#### Aim of the exercise:
Please write out the lines of the data exactly, beginning with the first and ending with the line containing "import pandas as pd"; leave the pictures behind.

#### Available data:

— start —

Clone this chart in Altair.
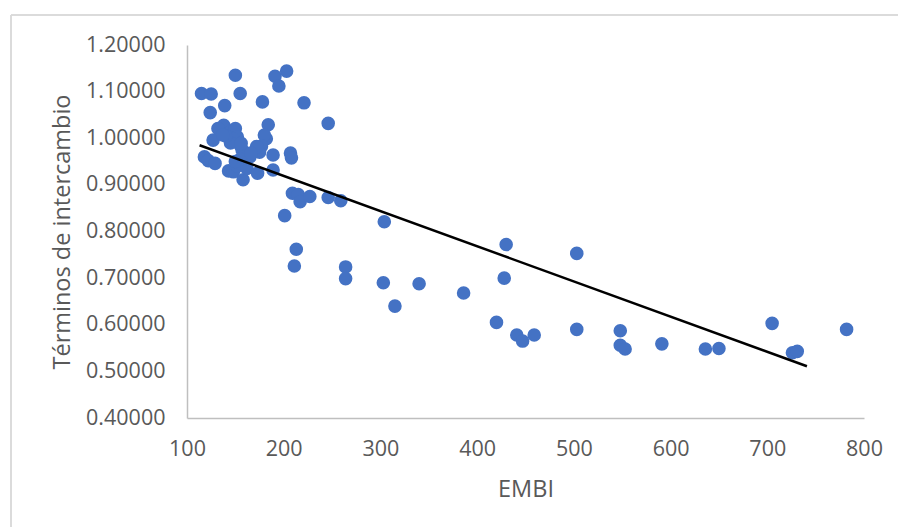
import altair as alt
import pandas as pd

embi = [115, 125, 150, 155, 124, 139, 178, 191, 203, 195, 221, 246, 184,
        127, 138, 132, 145, 150, 152, 148, 155, 157, 160, 165, 182, 180, 177, 175, 172, 189, 207, 208,
        118, 122, 129, 143, 148, 152, 158, 162, 173, 189, 155, 150, 145, 140, 137, 156, 166,
        209, 215, 217, 227, 246, 259,
        201, 213, 211, 264, 264, 303, 304, 315, 340, 386,
        420, 430, 428, 441, 447, 459, 503, 503, 548, 548, 553, 591, 636, 650, 705, 726, 731, 782]
tdi = [1.096, 1.095, 1.135, 1.096, 1.055, 1.070, 1.078, 1.133, 1.144, 1.112, 1.076, 1.032, 1.029,
       0.996, 1.028, 1.021, 1.015, 1.021, 1.003, 0.998, 0.985, 0.975, 0.968, 0.960, 0.999, 1.007, 0.983, 0.970, 0.982, 0.964, 0.968, 0.958,
       0.960, 0.952, 0.946, 0.930, 0.928, 0.940, 0.911, 0.935, 0.925, 0.932, 0.955, 0.950, 0.990, 1.005, 1.007, 0.989, 0.968,
       0.882, 0.879, 0.864, 0.875, 0.873, 0.866,
       0.834, 0.762, 0.726, 0.724, 0.699, 0.690, 0.821, 0.640, 0.688, 0.668,
       0.605, 0.772, 0.700, 0.578, 0.565, 0.578, 0.753, 0.590, 0.587, 0.556, 0.548, 0.559, 0.548, 0.549, 0.603, 0.540, 0.543, 0.590]

trend_x = [113, 741]
trend_y = [0.985, 0.511]

x_ticks = [100, 200, 300, 400, 500, 600, 700, 800]
y_ticks = [0.4, 0.5, 0.6, 0.7, 0.8, 0.9, 1.0, 1.1, 1.2]

pts = pd.DataFrame({"EMBI": embi, "TDI": tdi})
trend = pd.DataFrame({"EMBI": trend_x, "TDI": trend_y})

FONT = "Open Sans"
GRAY = "#595959"

xs = alt.X("EMBI:Q", scale=alt.Scale(domain=[100, 800], nice=False, zero=False),
           axis=alt.Axis(title="EMBI", values=x_ticks, format="d", grid=False, ticks=False,
                         labelFlush=False, labelOverlap=False,
                         domainColor="#bfbfbf", domainWidth=1.5,
                         labelFont=FONT, labelFontSize=21.5, labelColor=GRAY, labelPadding=20,
                         titleFont=FONT, titleFontSize=23.5, titleColor=GRAY, titleFontWeight="normal",
                         titleBaseline="middle", titleY=71))
ys = alt.Y("TDI:Q", scale=alt.Scale(domain=[0.4, 1.2], nice=False, zero=False),
           axis=alt.Axis(title="Términos de intercambio", values=y_ticks, format=".5f", grid=False, ticks=False,
                         labelFlush=False, labelOverlap=False,
                         domainColor="#bfbfbf", domainWidth=1.5,
                         labelFont=FONT, labelFontSize=21.5, labelColor=GRAY, labelPadding=22,
                         titleFont=FONT, titleFontSize=23.5, titleColor=GRAY, titleFontWeight="normal",
                         titleBaseline="middle", titleX=-125, titleY=186.5))

points = alt.Chart(pts).mark_circle(size=185, color="#4472C4", opacity=1).encode(x=xs, y=ys)
line = alt.Chart(trend).mark_line(color="black", strokeWidth=2.5).encode(x="EMBI:Q", y="TDI:Q")

border_h = alt.Chart(trend).mark_rule(color="#d9d9d9", strokeWidth=1.5).encode(
    x=alt.value(-176), x2=alt.value(720), y=alt.value(-30))
border_v = alt.Chart(trend).mark_rule(color="#d9d9d9", strokeWidth=1.5).encode(
    x=alt.value(-176), y=alt.value(-30), y2=alt.value(490))

chart = alt.layer(border_h, border_v, points, line).properties(
    width=677, height=373,
    autosize=alt.AutoSizeParams(type="none"),
    padding={"left": 187, "top": 45, "right": 34, "bottom": 109},
    background="white",
).configure_view(stroke=None)

chart.save("out.html", embed_options={"renderer": "svg", "actions": False})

— end —

#### Answer for the task:
Clone this chart in Altair.
import altair as alt
import pandas as pd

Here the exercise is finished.